The MLCC text corpus has two main components - one set to allow comparable studies to be carried out in different languages and one set as the basis for translation studies.
The first set is referred as the Polylingual Document Collection, a collection of newspaper articles from financial newspapers in 6 languages (Dutch, English, French, German, Italian and Spanish). It consists of the following sub-corpora:
Dutch - Het Financieele Dagblad - 1992-1993 (Samples)
The corpus contains articles from the Dutch financial newspaper Het Financieele Dagblad editions of 2nd January 1992 through to 24th December 1993. It contains around 8.5 million words of text.
English - The Financial Times - 1993 (Samples)
The corpus contains articles from the British financial newspaper The Financial Times editions from the year 1993. The corpus contains around 30 million words.
French - Le Monde - 1992-1993 (Samples)
A corpus of articles from the French newspaper Le Monde, consisting of two years worth (1992-1993) of articles on financial subjects, approximately 10 million words.
German - Handelsblatt - 1986-1988 (Samples)
This subcorpus consists of articles from the period 02.01.1986 to 15.06.1988. It contains some 33 million words. It may be possible to obtain more recent articles from Handelsblatt.
Italian - Il Sole 24 Ore - 1992-1993 (Samples)
The corpus described here contains articles from the Italian financial newspaper Il Sole 24 Ore from the year 1992. This corpus contains some 1.88 million words. The SGML-markup was done by the University of Edinburgh.
Spanish - Expansion - 1994 (Samples)
This subcorpus contains articles from the Spanish financial newspaper Expansion editions from 21.10.1991 to 24.10.1991 and 14.05.1994 to 27.12.1994. It contains some 10 million words.

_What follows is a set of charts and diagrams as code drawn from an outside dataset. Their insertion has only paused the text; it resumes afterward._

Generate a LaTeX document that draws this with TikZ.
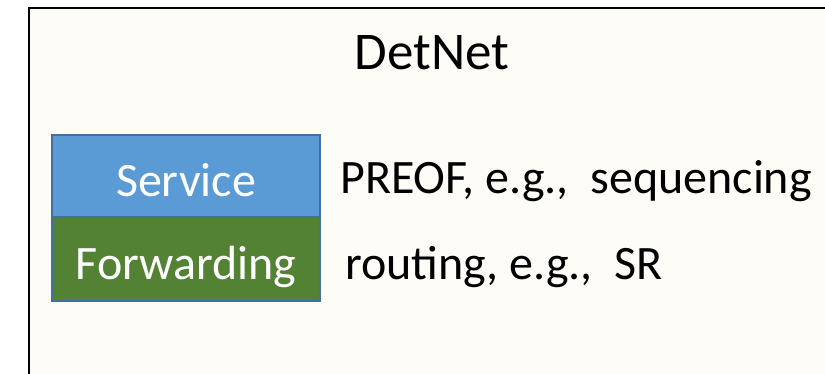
\documentclass[tikz,border=0pt]{standalone}
\usepackage{fontspec}
\setmainfont{Carlito}
\definecolor{bgc}{HTML}{FDFCF7}
\definecolor{svc}{HTML}{5B9BD5}
\definecolor{fwd}{HTML}{548235}
\definecolor{edgec}{HTML}{41719C}
\tikzset{
  layerbox/.style={draw=edgec, line width=1.5pt, minimum width=268pt, minimum height=82pt,
    inner sep=0pt, text=white, font=\fontsize{48}{58}\selectfont, text height=42pt, text depth=0pt},
  desc/.style={inner sep=0pt, anchor=base west, font=\fontsize{48}{58}\selectfont},
}
\begin{document}
\begin{tikzpicture}[x=1pt,y=1pt]
\useasboundingbox (0,0) rectangle (825,374);
\clip (0,0) rectangle (825,374);
\draw[line width=2.5pt, fill=bgc] (29,366) rectangle (860,-20);
\node[inner sep=0pt, anchor=base, font=\fontsize{53}{63}\selectfont] (title) at (432,304) {DetNet};
\node[layerbox, fill=svc] (service) at (186,198) {Service};
\node[layerbox, fill=fwd, minimum height=84pt] (forwarding) at (186,115) {Forwarding};
\node[desc] (preof) at (340,180) {PREOF, e.g.,\ \ sequencing};
\node[desc] (routing) at (345,94) {routing, e.g.,\ \ SR};
\end{tikzpicture}
\end{document}
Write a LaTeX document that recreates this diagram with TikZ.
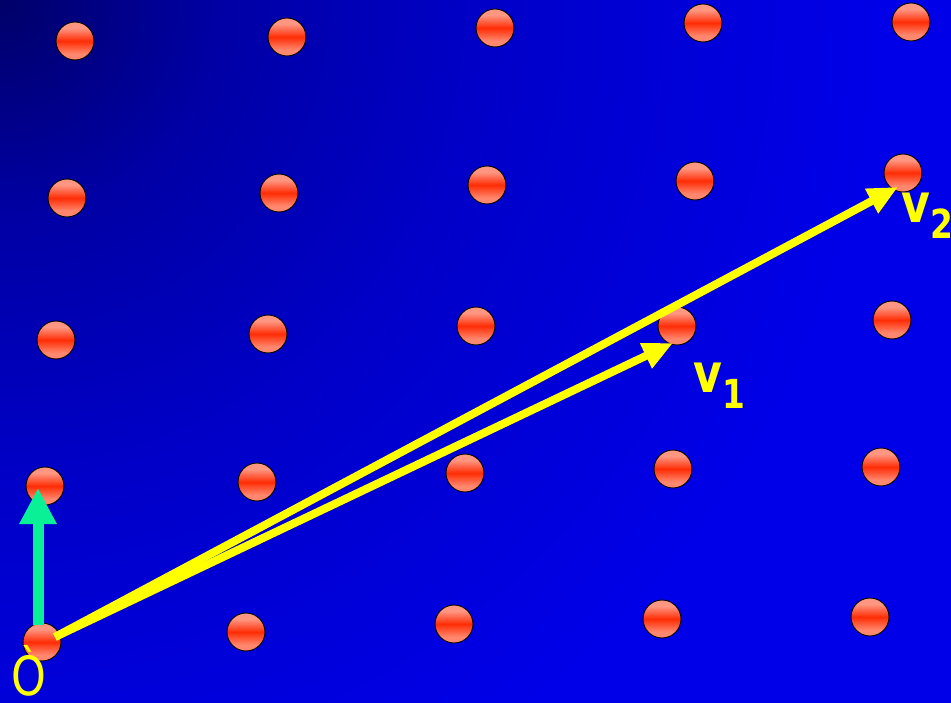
\documentclass[tikz,border=0pt]{standalone}
\usepackage{fontspec}
\setmainfont{DejaVu Sans}
\usetikzlibrary{arrows.meta}
\definecolor{bgdark}{RGB}{0,0,105}
\definecolor{bgmidA}{RGB}{0,0,165}
\definecolor{bgmid}{RGB}{0,0,200}
\definecolor{bgbright}{RGB}{0,0,232}
\definecolor{dotlight}{RGB}{255,150,130}
\definecolor{dotlightb}{RGB}{255,135,110}
\definecolor{dotred}{RGB}{255,45,5}
\definecolor{vecyellow}{RGB}{255,255,0}
\definecolor{basegreen}{RGB}{10,240,150}
\pgfdeclareradialshading{bgrad}{\pgfpointorigin}{color(0bp)=(bgdark); color(5bp)=(bgmidA); color(11bp)=(bgmid); color(20bp)=(bgbright); color(50bp)=(bgbright)}
\pgfdeclareverticalshading{dotshade}{100bp}{color(0bp)=(dotlightb); color(25bp)=(dotlightb); color(33bp)=(dotlightb); color(50bp)=(dotred); color(67bp)=(dotlight); color(75bp)=(dotlight); color(100bp)=(dotlight)}
\tikzset{
  latticept/.style={circle, draw=black, line width=0.9pt, minimum size=38pt, inner sep=0pt,
    shading=dotshade},
  vecarrow/.style={draw=vecyellow, line width=8pt, -{Triangle[length=30pt,width=26pt]}},
  basearrow/.style={draw=basegreen, line width=11pt, -{Triangle[length=36pt,width=35pt]}},
  lbl/.style={text=vecyellow, font=\fontsize{54}{54}\selectfont, inner sep=0pt, xscale=0.82},
}
\begin{document}
\begin{tikzpicture}[x=1pt, y=-1pt]
\useasboundingbox (0,0) rectangle (951,703);
\begin{scope}
  \clip (0,0) rectangle (951,703);
  \fill[bgbright] (0,0) rectangle (951,703);
  \shade[shading=bgrad] (0,0) circle (1100pt);
\end{scope}
% lattice points
\node[latticept] (d11) at (75,41) {};
\node[latticept] (d12) at (287,37) {};
\node[latticept] (d13) at (495,28) {};
\node[latticept] (d14) at (703,23) {};
\node[latticept] (d15) at (911,22) {};
\node[latticept] (d21) at (67,198) {};
\node[latticept] (d22) at (279,193) {};
\node[latticept] (d23) at (487,185) {};
\node[latticept] (d24) at (695,181) {};
\node[latticept] (d25) at (903,173) {};
\node[latticept] (d31) at (56,340) {};
\node[latticept] (d32) at (268,334) {};
\node[latticept] (d33) at (476,326) {};
\node[latticept] (d34) at (677,326) {};
\node[latticept] (d35) at (892,320) {};
\node[latticept] (d41) at (45,486) {};
\node[latticept] (d42) at (257,482) {};
\node[latticept] (d43) at (465,473) {};
\node[latticept] (d44) at (673,469) {};
\node[latticept] (d45) at (881,467) {};
\node[latticept] (d51) at (42,642) {};
\node[latticept] (d52) at (246,632) {};
\node[latticept] (d53) at (454,624) {};
\node[latticept] (d54) at (662,619) {};
\node[latticept] (d55) at (870,617) {};
% arrow end points
\coordinate (g0) at (38,625);
\coordinate (g1) at (38,488);
\coordinate (o) at (55,637);
\coordinate (t1) at (673,343);
\coordinate (t2) at (898,187);
% basis arrow
\draw[basearrow] (g0) -- (g1);
% vectors
\draw[vecarrow] (o) -- (t1);
\draw[vecarrow] (o) -- (t2);
% labels
\node[lbl, anchor=base west] (lo) at (11,695) {Ò};
\node[lbl, anchor=base west, font=\fontsize{54}{54}\selectfont\bfseries] (lv1) at (693,392) {v\raisebox{-16pt}{\fontsize{40}{40}\selectfont 1}};
\node[lbl, anchor=base west, font=\fontsize{54}{54}\selectfont\bfseries] (lv2) at (901,223) {v\raisebox{-16pt}{\fontsize{40}{40}\selectfont 2}};
\end{tikzpicture}
\end{document}
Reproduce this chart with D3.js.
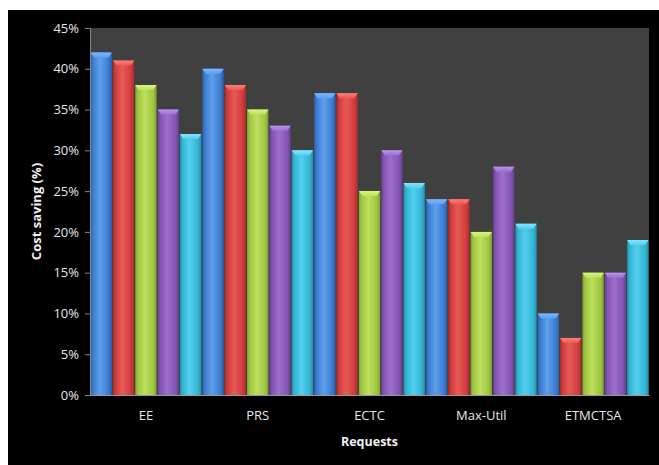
<!DOCTYPE html>
<html>
<head>
<meta charset="utf-8">
<script src="https://cdn.jsdelivr.net/npm/d3@7/dist/d3.min.js"></script>
<style>
  html, body { margin: 0; padding: 0; background: #ffffff; }
  svg { display: block; }
</style>
</head>
<body>
<script>
// Cost saving per request type, one bar per method (5 methods)
const categories = ["EE", "PRS", "ECTC", "Max-Util", "ETMCTSA"];
const seriesNames = ["S1", "S2", "S3", "S4", "S5"];
const s1 = [42, 40, 37, 24, 10];
const s2 = [41, 38, 37, 24, 7];
const s3 = [38, 35, 25, 20, 15];
const s4 = [35, 33, 30, 28, 15];
const s5 = [32, 30, 26, 21, 19];
const seriesValues = [s1, s2, s3, s4, s5];
const yTicks = [0, 5, 10, 15, 20, 25, 30, 35, 40, 45];

const palette = [
  { base: "#3a7bd0", light: "#5fa0ec", dark: "#2a5fa8", cap: "#7bb8ff" },
  { base: "#cf3b3b", light: "#e85a56", dark: "#a52b2b", cap: "#ff7d78" },
  { base: "#9fc540", light: "#bde05e", dark: "#7e9e2e", cap: "#d9f57e" },
  { base: "#8054b0", light: "#9c70cc", dark: "#633f8c", cap: "#bd94ec" },
  { base: "#32b4d4", light: "#55d0ee", dark: "#248ea9", cap: "#82e6ff" }
];

const W = 659, H = 465;
const svg = d3.select("body").append("svg").attr("width", W).attr("height", H);

// white margin, then black chart area
svg.append("rect").attr("width", W).attr("height", H).attr("fill", "#ffffff");
svg.append("rect").attr("x", 8).attr("y", 10).attr("width", W - 8).attr("height", H - 10).attr("fill", "#000000");

const plot = { left: 90, top: 28, right: 649, bottom: 395 };

svg.append("rect")
  .attr("x", plot.left).attr("y", plot.top)
  .attr("width", plot.right - plot.left).attr("height", plot.bottom - plot.top)
  .attr("fill", "#404040");

const x0 = d3.scaleBand().domain(categories).range([plot.left, plot.right]).padding(0);
const x1 = d3.scaleBand().domain(seriesNames).range([0, x0.bandwidth()]).padding(0);
const y = d3.scaleLinear().domain([0, 45]).range([plot.bottom, plot.top]);

// gradients: lighter in the middle, darker at the edges
const defs = svg.append("defs");
palette.forEach((p, i) => {
  const g = defs.append("linearGradient").attr("id", "bar" + i)
    .attr("x1", "0%").attr("x2", "100%").attr("y1", "0%").attr("y2", "0%");
  g.append("stop").attr("offset", "0%").attr("stop-color", p.dark);
  g.append("stop").attr("offset", "12%").attr("stop-color", p.base);
  g.append("stop").attr("offset", "45%").attr("stop-color", p.light);
  g.append("stop").attr("offset", "85%").attr("stop-color", p.base);
  g.append("stop").attr("offset", "100%").attr("stop-color", p.dark);
  const c = defs.append("linearGradient").attr("id", "cap" + i)
    .attr("x1", "0%").attr("x2", "0%").attr("y1", "0%").attr("y2", "100%");
  c.append("stop").attr("offset", "0%").attr("stop-color", p.cap);
  c.append("stop").attr("offset", "100%").attr("stop-color", p.light);
});

const rows = [];
categories.forEach((c, ci) => {
  seriesNames.forEach((s, si) => {
    rows.push({ cat: c, ser: s, si, value: seriesValues[si][ci] });
  });
});

const bars = svg.append("g").selectAll("g.bar").data(rows).join("g").attr("class", "bar")
  .attr("transform", d => `translate(${x0(d.cat) + x1(d.ser)},0)`);

const bw = x1.bandwidth() - 1;
bars.append("rect")
  .attr("x", 0.5)
  .attr("y", d => y(d.value))
  .attr("width", bw)
  .attr("height", d => y(0) - y(d.value))
  .attr("fill", d => `url(#bar${d.si})`);

// bevelled top cap
bars.append("path")
  .attr("d", d => {
    const t = y(d.value);
    return `M0.5,${t} L${bw + 0.5},${t} L${bw - 3},${t + 5} L4,${t + 5} Z`;
  })
  .attr("fill", d => `url(#cap${d.si})`);

// axes
const yAxis = d3.axisLeft(y).tickValues(yTicks).tickFormat(d => d + "%").tickSize(5).tickPadding(6);
const gy = svg.append("g").attr("transform", `translate(${plot.left},0)`).call(yAxis);
gy.select(".domain").attr("stroke", "#888888");
gy.selectAll(".tick line").attr("stroke", "#888888");
gy.selectAll(".tick text").attr("fill", "#e6e6e6")
  .style("font-family", "Open Sans, Noto Sans, sans-serif").style("font-size", "13px");

const xAxis = d3.axisBottom(x0).tickSize(0).tickPadding(16);
const gx = svg.append("g").attr("transform", `translate(0,${plot.bottom})`).call(xAxis);
gx.select(".domain").attr("stroke", "#9a9a9a");
gx.selectAll(".tick text").attr("fill", "#e6e6e6")
  .style("font-family", "Open Sans, Noto Sans, sans-serif").style("font-size", "13px");

svg.append("text")
  .attr("x", (plot.left + plot.right) / 2).attr("y", 446)
  .attr("text-anchor", "middle")
  .attr("fill", "#f2f2f2")
  .style("font-family", "Open Sans, Noto Sans, sans-serif").style("font-size", "12.5px").style("font-weight", "bold")
  .text("Requests");

svg.append("text")
  .attr("transform", `translate(41,${(plot.top + plot.bottom) / 2}) rotate(-90)`)
  .attr("text-anchor", "middle")
  .attr("fill", "#f2f2f2")
  .style("font-family", "Open Sans, Noto Sans, sans-serif").style("font-size", "13px").style("font-weight", "bold")
  .text("Cost saving (%)");
</script>
</body>
</html>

The second set is a Multilingual Parallel Corpus consisting of translated data in nine European languages: Danish, Dutch, English, French, German, Greek, Italian, Portuguese and Spanish. The parallel data, provided by the European Commission, comprises two sub-corpora from the Official Journal of the European Communities:
Official Journal of the European Commission, C Series: Written Questions 1993
Records of questions and answers regarding European Community matters. The data is regularly published as one section of the C Series of the Official Journal of the European Community in all official languages (previously nine). This corpus contains written questions asked by members of the European Parliament and corresponding answers from the European Commission in 9 parallel versions. The total size of the corpus is approximately 10.2 million words (ca. 1.1 million words per language).
Official Journal of the European Commission, Annex: Debates of the European Parliament 1992-1994
This parallel corpus is the records of Parliamentary sitting published as an annex to the Official Journal of the European Community Debates of the European Parliament. The Parliamentary Debates are a record of what was said by members of the meeting as well as written input provided to the meeting. The original data from which the translations are produced consist of a transcript of the sittings, each member speaking in the language of his choice. The final version consists of nine parallel versions of the material. The texts delivered comprise the Debates of Parliament from January 1992 to July 1994. This sub-corpus contains some 5 to 8 million words per language.